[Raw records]
^^^^
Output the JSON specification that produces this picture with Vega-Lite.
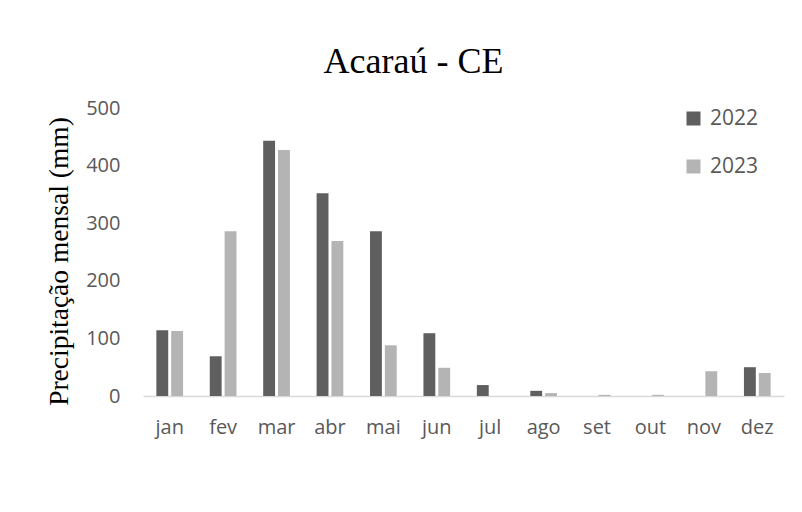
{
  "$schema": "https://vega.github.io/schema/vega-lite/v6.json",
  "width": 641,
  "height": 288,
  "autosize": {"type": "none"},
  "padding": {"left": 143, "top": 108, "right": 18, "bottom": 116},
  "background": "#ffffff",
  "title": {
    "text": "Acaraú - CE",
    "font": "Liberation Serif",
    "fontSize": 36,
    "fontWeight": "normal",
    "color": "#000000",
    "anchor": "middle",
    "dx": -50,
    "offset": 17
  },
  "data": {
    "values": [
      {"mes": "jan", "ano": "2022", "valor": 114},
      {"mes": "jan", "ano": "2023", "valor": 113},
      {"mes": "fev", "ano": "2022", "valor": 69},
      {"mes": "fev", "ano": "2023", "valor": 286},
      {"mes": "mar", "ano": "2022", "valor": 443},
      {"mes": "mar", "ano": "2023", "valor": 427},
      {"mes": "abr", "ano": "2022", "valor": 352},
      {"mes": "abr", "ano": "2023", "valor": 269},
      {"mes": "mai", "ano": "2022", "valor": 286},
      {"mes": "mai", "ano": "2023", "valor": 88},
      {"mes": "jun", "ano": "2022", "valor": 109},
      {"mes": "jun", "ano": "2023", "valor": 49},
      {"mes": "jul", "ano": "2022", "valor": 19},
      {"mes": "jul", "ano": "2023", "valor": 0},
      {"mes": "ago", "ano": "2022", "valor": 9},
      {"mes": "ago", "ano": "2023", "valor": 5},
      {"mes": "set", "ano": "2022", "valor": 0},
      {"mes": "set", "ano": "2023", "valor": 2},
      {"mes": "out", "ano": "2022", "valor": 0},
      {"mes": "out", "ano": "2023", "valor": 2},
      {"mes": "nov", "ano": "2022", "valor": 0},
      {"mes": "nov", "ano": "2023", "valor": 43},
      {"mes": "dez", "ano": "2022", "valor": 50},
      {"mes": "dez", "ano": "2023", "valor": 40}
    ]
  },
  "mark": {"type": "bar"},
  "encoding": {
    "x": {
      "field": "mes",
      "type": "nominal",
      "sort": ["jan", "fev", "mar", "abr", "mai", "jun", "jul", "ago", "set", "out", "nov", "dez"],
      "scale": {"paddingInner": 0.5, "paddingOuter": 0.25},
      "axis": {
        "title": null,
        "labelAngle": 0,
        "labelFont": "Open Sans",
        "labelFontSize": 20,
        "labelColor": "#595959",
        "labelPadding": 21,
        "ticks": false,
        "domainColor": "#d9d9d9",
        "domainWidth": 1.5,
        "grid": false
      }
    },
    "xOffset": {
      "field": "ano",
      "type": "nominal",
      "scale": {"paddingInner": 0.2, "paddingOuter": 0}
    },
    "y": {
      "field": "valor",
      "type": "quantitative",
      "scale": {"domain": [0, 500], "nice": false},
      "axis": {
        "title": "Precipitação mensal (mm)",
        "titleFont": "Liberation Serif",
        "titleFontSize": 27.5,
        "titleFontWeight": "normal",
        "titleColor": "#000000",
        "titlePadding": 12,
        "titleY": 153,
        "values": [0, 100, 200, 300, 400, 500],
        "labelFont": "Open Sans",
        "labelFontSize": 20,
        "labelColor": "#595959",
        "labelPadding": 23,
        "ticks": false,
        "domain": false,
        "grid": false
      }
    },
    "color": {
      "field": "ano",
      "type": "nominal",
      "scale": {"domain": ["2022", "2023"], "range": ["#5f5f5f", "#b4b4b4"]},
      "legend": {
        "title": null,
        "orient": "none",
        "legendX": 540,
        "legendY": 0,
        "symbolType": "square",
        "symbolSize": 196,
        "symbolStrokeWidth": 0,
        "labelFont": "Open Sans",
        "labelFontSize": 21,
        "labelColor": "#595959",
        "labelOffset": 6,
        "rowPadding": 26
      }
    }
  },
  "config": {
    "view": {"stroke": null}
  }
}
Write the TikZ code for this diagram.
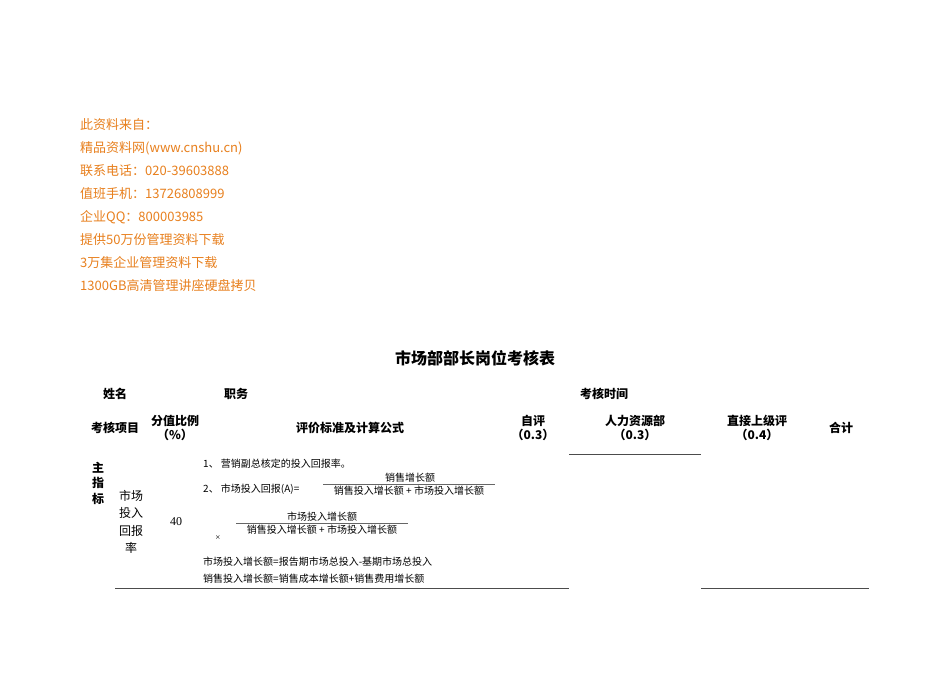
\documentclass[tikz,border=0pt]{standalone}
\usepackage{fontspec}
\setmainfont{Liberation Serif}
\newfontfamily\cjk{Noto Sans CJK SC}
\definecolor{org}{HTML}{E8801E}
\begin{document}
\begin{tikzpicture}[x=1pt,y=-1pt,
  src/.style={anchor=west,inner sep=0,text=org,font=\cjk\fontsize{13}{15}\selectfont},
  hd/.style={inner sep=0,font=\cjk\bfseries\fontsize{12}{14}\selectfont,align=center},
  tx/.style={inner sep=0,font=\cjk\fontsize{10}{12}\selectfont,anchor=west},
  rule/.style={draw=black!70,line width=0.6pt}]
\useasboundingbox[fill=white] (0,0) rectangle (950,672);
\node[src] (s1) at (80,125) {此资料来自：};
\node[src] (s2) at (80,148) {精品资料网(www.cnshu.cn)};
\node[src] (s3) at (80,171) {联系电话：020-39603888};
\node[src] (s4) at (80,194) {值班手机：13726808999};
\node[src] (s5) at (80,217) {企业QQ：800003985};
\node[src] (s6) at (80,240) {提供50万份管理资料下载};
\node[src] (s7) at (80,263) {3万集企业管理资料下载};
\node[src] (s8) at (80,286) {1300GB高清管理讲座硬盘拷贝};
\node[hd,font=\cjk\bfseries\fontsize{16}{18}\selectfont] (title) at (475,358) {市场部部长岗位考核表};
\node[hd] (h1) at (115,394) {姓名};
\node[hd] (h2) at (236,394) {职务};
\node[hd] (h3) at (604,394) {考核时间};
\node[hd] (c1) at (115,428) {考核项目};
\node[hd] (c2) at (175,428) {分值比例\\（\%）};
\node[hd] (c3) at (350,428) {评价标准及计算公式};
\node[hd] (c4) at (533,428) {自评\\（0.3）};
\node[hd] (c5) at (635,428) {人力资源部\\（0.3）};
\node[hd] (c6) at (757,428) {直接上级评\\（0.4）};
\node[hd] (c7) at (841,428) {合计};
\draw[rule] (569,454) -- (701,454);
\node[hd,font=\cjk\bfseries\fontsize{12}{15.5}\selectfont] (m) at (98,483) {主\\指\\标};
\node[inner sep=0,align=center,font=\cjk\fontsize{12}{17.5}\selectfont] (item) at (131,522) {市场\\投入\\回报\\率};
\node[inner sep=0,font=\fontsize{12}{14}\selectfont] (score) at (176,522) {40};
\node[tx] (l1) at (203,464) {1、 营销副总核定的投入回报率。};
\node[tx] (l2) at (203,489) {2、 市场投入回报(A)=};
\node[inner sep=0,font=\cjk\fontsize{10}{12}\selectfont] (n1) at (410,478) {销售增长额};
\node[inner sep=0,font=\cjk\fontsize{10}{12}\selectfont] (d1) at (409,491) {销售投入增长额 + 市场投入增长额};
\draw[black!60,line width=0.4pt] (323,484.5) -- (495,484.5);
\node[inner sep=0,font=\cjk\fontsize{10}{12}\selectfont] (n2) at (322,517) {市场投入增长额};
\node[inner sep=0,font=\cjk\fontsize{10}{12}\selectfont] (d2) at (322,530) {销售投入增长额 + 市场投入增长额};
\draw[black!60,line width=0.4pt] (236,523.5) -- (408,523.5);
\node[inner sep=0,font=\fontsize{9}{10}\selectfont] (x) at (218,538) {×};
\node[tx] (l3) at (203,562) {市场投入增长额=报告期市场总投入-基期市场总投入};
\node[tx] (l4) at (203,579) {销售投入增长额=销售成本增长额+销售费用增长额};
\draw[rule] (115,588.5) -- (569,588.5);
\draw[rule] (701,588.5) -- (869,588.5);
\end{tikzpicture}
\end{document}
^^^^
* [Aim of the task]
Each record must be quoted in full and exactly. Do not include the pictures.

* [Task result]
Output the JSON specification that produces this picture with Vega-Lite.
{
  "$schema": "https://vega.github.io/schema/vega-lite/v6.json",
  "width": 641,
  "height": 288,
  "autosize": {"type": "none"},
  "padding": {"left": 143, "top": 108, "right": 18, "bottom": 116},
  "background": "#ffffff",
  "title": {
    "text": "Acaraú - CE",
    "font": "Liberation Serif",
    "fontSize": 36,
    "fontWeight": "normal",
    "color": "#000000",
    "anchor": "middle",
    "dx": -50,
    "offset": 17
  },
  "data": {
    "values": [
      {"mes": "jan", "ano": "2022", "valor": 114},
      {"mes": "jan", "ano": "2023", "valor": 113},
      {"mes": "fev", "ano": "2022", "valor": 69},
      {"mes": "fev", "ano": "2023", "valor": 286},
      {"mes": "mar", "ano": "2022", "valor": 443},
      {"mes": "mar", "ano": "2023", "valor": 427},
      {"mes": "abr", "ano": "2022", "valor": 352},
      {"mes": "abr", "ano": "2023", "valor": 269},
      {"mes": "mai", "ano": "2022", "valor": 286},
      {"mes": "mai", "ano": "2023", "valor": 88},
      {"mes": "jun", "ano": "2022", "valor": 109},
      {"mes": "jun", "ano": "2023", "valor": 49},
      {"mes": "jul", "ano": "2022", "valor": 19},
      {"mes": "jul", "ano": "2023", "valor": 0},
      {"mes": "ago", "ano": "2022", "valor": 9},
      {"mes": "ago", "ano": "2023", "valor": 5},
      {"mes": "set", "ano": "2022", "valor": 0},
      {"mes": "set", "ano": "2023", "valor": 2},
      {"mes": "out", "ano": "2022", "valor": 0},
      {"mes": "out", "ano": "2023", "valor": 2},
      {"mes": "nov", "ano": "2022", "valor": 0},
      {"mes": "nov", "ano": "2023", "valor": 43},
      {"mes": "dez", "ano": "2022", "valor": 50},
      {"mes": "dez", "ano": "2023", "valor": 40}
    ]
  },
  "mark": {"type": "bar"},
  "encoding": {
    "x": {
      "field": "mes",
      "type": "nominal",
      "sort": ["jan", "fev", "mar", "abr", "mai", "jun", "jul", "ago", "set", "out", "nov", "dez"],
      "scale": {"paddingInner": 0.5, "paddingOuter": 0.25},
      "axis": {
        "title": null,
        "labelAngle": 0,
        "labelFont": "Open Sans",
        "labelFontSize": 20,
        "labelColor": "#595959",
        "labelPadding": 21,
        "ticks": false,
        "domainColor": "#d9d9d9",
        "domainWidth": 1.5,
        "grid": false
      }
    },
    "xOffset": {
      "field": "ano",
      "type": "nominal",
      "scale": {"paddingInner": 0.2, "paddingOuter": 0}
    },
    "y": {
      "field": "valor",
      "type": "quantitative",
      "scale": {"domain": [0, 500], "nice": false},
      "axis": {
        "title": "Precipitação mensal (mm)",
        "titleFont": "Liberation Serif",
        "titleFontSize": 27.5,
        "titleFontWeight": "normal",
        "titleColor": "#000000",
        "titlePadding": 12,
        "titleY": 153,
        "values": [0, 100, 200, 300, 400, 500],
        "labelFont": "Open Sans",
        "labelFontSize": 20,
        "labelColor": "#595959",
        "labelPadding": 23,
        "ticks": false,
        "domain": false,
        "grid": false
      }
    },
    "color": {
      "field": "ano",
      "type": "nominal",
      "scale": {"domain": ["2022", "2023"], "range": ["#5f5f5f", "#b4b4b4"]},
      "legend": {
        "title": null,
        "orient": "none",
        "legendX": 540,
        "legendY": 0,
        "symbolType": "square",
        "symbolSize": 196,
        "symbolStrokeWidth": 0,
        "labelFont": "Open Sans",
        "labelFontSize": 21,
        "labelColor": "#595959",
        "labelOffset": 6,
        "rowPadding": 26
      }
    }
  },
  "config": {
    "view": {"stroke": null}
  }
}
Write the TikZ code for this diagram.
\documentclass[tikz,border=0pt]{standalone}
\usepackage{fontspec}
\setmainfont{Liberation Serif}
\newfontfamily\cjk{Noto Sans CJK SC}
\definecolor{org}{HTML}{E8801E}
\begin{document}
\begin{tikzpicture}[x=1pt,y=-1pt,
  src/.style={anchor=west,inner sep=0,text=org,font=\cjk\fontsize{13}{15}\selectfont},
  hd/.style={inner sep=0,font=\cjk\bfseries\fontsize{12}{14}\selectfont,align=center},
  tx/.style={inner sep=0,font=\cjk\fontsize{10}{12}\selectfont,anchor=west},
  rule/.style={draw=black!70,line width=0.6pt}]
\useasboundingbox[fill=white] (0,0) rectangle (950,672);
\node[src] (s1) at (80,125) {此资料来自：};
\node[src] (s2) at (80,148) {精品资料网(www.cnshu.cn)};
\node[src] (s3) at (80,171) {联系电话：020-39603888};
\node[src] (s4) at (80,194) {值班手机：13726808999};
\node[src] (s5) at (80,217) {企业QQ：800003985};
\node[src] (s6) at (80,240) {提供50万份管理资料下载};
\node[src] (s7) at (80,263) {3万集企业管理资料下载};
\node[src] (s8) at (80,286) {1300GB高清管理讲座硬盘拷贝};
\node[hd,font=\cjk\bfseries\fontsize{16}{18}\selectfont] (title) at (475,358) {市场部部长岗位考核表};
\node[hd] (h1) at (115,394) {姓名};
\node[hd] (h2) at (236,394) {职务};
\node[hd] (h3) at (604,394) {考核时间};
\node[hd] (c1) at (115,428) {考核项目};
\node[hd] (c2) at (175,428) {分值比例\\（\%）};
\node[hd] (c3) at (350,428) {评价标准及计算公式};
\node[hd] (c4) at (533,428) {自评\\（0.3）};
\node[hd] (c5) at (635,428) {人力资源部\\（0.3）};
\node[hd] (c6) at (757,428) {直接上级评\\（0.4）};
\node[hd] (c7) at (841,428) {合计};
\draw[rule] (569,454) -- (701,454);
\node[hd,font=\cjk\bfseries\fontsize{12}{15.5}\selectfont] (m) at (98,483) {主\\指\\标};
\node[inner sep=0,align=center,font=\cjk\fontsize{12}{17.5}\selectfont] (item) at (131,522) {市场\\投入\\回报\\率};
\node[inner sep=0,font=\fontsize{12}{14}\selectfont] (score) at (176,522) {40};
\node[tx] (l1) at (203,464) {1、 营销副总核定的投入回报率。};
\node[tx] (l2) at (203,489) {2、 市场投入回报(A)=};
\node[inner sep=0,font=\cjk\fontsize{10}{12}\selectfont] (n1) at (410,478) {销售增长额};
\node[inner sep=0,font=\cjk\fontsize{10}{12}\selectfont] (d1) at (409,491) {销售投入增长额 + 市场投入增长额};
\draw[black!60,line width=0.4pt] (323,484.5) -- (495,484.5);
\node[inner sep=0,font=\cjk\fontsize{10}{12}\selectfont] (n2) at (322,517) {市场投入增长额};
\node[inner sep=0,font=\cjk\fontsize{10}{12}\selectfont] (d2) at (322,530) {销售投入增长额 + 市场投入增长额};
\draw[black!60,line width=0.4pt] (236,523.5) -- (408,523.5);
\node[inner sep=0,font=\fontsize{9}{10}\selectfont] (x) at (218,538) {×};
\node[tx] (l3) at (203,562) {市场投入增长额=报告期市场总投入-基期市场总投入};
\node[tx] (l4) at (203,579) {销售投入增长额=销售成本增长额+销售费用增长额};
\draw[rule] (115,588.5) -- (569,588.5);
\draw[rule] (701,588.5) -- (869,588.5);
\end{tikzpicture}
\end{document}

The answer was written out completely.